As I mentioned in my previous post, this week I’m working on a bit of my introduction in which I explain why I will not be considering helots in my study of manumission. On the one hand, this move is not particularly controversial. In her book on Greek manumission, Rachel Zelnick-Abrmovitz excludes all mentions of helots. On the other hand, it is worthwhile to ask why bother separating these two groups, especially in light of two phenomena that quickly become apparent when reading the ancient texts:
1) The Greeks themselves were hazy on the distinction between slaves and helots and frequently referred to helots as slaves.
2) When the Spartans needed more manpower, they consistently freed a number of helots in order to help them fight.
My reply to these two main points is generally as follows:
1) The Greeks were hazy on a lot of things, but that didn’t mean the distinction wasn’t important.
2) The Spartans only ever freed helots under threat of war as the evidence currently bears out. As far we know, the Spartans never freed the helots without extreme duress.
I’m also going to focus on two pieces of evidence that as I far as I can tell tend to get overlooked in the discussion of helots:
A) There is at least one testimony that the Spartans enslaved helots in order to sell them (Pausanias 8.51.3). This procedure obviously suggests that the helots were distinct from slaves. There are some problems with this bit of evidence as it is again of a time in crisis in Sparta (though to be fair, pretty much after 370/69 BCE Sparta was always in crisis). It is also possible that the writer, Pausanias, is being a bit sloppy.
B) There is evidence that the Spartans owned slaves in addition to helots.
I have two distinct but related arguments for making this case.
B1) In some sources, for example Xenophon’s Spartan Constitution, he uses a number of Greek words normally reserved for slaves (douloi, oiketai, 1.4, 6.3, 7.5). Now we could simply assume that Xenophon means helots, but elsewhere in the essay Xenophon does use the word helot elsewhere in this essay.
B2) For a long while modern scholars assumed that in Archaic and Classical Sparta, the government had complete control over all property, most especially the distribution of land.
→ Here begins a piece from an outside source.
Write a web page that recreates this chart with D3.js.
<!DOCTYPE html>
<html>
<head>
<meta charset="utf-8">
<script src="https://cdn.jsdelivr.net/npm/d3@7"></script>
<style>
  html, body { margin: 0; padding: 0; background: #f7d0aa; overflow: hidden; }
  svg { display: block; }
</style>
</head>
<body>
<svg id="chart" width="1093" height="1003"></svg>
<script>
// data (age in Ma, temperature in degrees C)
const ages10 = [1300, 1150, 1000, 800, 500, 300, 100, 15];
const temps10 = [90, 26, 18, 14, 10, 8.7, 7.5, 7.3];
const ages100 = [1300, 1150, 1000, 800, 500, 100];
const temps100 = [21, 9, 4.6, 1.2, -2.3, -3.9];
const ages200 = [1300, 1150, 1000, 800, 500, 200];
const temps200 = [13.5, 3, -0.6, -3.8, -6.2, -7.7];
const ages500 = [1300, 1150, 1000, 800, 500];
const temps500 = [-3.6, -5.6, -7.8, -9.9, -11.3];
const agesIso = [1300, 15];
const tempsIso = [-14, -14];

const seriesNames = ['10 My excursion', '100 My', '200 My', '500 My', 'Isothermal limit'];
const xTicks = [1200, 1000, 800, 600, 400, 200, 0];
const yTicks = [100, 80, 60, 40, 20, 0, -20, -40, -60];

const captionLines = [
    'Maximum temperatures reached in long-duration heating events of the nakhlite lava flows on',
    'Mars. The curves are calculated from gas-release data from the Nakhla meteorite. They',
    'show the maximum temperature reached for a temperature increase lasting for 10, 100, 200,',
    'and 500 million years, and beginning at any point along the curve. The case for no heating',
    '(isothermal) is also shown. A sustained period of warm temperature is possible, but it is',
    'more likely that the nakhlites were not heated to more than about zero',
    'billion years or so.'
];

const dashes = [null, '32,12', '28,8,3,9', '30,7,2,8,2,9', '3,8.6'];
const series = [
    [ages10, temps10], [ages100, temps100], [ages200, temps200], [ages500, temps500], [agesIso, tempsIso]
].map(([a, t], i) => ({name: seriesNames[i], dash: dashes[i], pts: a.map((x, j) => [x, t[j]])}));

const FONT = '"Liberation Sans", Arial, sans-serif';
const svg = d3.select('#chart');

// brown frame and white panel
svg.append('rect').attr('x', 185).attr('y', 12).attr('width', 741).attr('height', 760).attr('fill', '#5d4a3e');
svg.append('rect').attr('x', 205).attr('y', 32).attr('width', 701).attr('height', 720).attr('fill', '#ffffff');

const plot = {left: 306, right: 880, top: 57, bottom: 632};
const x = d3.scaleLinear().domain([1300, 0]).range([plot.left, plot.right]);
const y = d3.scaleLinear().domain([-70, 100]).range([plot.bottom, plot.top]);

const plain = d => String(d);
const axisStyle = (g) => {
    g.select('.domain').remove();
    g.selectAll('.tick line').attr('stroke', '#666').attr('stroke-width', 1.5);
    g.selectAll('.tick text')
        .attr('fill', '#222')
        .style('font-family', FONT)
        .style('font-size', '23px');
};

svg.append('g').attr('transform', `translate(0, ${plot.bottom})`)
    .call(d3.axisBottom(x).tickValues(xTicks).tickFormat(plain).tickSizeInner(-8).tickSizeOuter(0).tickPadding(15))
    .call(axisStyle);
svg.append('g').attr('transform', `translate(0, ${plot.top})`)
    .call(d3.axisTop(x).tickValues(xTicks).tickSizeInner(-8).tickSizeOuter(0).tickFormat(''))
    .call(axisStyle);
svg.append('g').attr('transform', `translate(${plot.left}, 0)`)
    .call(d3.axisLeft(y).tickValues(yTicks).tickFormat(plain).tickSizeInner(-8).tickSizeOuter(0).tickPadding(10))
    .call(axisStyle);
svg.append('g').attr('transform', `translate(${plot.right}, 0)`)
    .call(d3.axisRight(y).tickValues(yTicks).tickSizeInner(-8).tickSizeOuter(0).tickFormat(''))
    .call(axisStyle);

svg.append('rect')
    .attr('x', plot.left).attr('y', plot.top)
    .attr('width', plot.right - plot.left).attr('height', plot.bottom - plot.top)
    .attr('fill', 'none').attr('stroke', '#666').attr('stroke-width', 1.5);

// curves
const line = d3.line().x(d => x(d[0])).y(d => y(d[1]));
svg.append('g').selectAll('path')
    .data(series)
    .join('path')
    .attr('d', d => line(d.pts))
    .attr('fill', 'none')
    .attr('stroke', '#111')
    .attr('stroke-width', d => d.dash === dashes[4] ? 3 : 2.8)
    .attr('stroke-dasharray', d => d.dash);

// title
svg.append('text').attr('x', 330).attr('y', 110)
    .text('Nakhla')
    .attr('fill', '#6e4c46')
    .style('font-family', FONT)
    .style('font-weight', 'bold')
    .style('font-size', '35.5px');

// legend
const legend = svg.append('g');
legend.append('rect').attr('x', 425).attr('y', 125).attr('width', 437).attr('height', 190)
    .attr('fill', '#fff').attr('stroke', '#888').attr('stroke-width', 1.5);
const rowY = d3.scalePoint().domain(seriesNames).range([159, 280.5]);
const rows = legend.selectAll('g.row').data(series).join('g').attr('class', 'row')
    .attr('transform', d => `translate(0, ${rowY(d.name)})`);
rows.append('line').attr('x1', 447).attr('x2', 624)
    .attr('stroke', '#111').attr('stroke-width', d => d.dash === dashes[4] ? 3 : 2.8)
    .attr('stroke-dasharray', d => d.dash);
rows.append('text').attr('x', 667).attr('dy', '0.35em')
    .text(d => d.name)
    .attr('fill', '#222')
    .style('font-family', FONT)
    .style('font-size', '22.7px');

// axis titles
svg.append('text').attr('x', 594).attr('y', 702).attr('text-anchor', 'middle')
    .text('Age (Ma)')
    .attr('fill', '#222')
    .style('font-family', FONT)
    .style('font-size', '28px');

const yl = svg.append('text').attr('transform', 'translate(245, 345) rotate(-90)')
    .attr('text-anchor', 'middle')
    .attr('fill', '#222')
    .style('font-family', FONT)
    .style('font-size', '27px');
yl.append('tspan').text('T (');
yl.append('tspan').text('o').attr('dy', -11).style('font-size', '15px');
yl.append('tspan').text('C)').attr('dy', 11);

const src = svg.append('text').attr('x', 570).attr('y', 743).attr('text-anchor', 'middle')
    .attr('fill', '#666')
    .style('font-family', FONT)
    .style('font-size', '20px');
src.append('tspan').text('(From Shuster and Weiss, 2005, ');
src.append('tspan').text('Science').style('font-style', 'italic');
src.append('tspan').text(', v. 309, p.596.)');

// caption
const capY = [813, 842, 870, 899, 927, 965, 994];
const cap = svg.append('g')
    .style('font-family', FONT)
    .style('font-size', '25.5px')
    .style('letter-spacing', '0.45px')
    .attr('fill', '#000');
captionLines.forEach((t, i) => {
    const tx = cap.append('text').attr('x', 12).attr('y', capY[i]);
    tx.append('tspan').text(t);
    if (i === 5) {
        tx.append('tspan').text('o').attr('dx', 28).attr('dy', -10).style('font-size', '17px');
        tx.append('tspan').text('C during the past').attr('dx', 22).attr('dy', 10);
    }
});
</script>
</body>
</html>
This view has always had problems, the most basic being that there are a number of pieces of evidence for the existence of rich Spartans, for example Spartan who won chariot races. This is a good example because chariot races required one to own four horses. Owning four horses requires that you feed those horses, which in turn suggests that there were Spartans who had the land and the labor to work that land in order to create food to feed those horses. Modern confusion over Spartan property arouse because the ancient Spartans were themselves confused. The Spartans had a legendary law-giver named Lycurgus, to whom they credited a number of practices, including their penchant for oral rather than written laws. Over time one of the Spartans, and other Greeks, assigned to Lycurgus the idea that the Spartan state should have complete control over how to divide up land. This idea eventually became so popular that in the third century BCE a Spartan king, Cleomenes, actually made it law. This proposal did not last long, but it lasted long enough that it was easy for both the Spartans and those who studied them to assume that it was how they had organized their property for many centuries.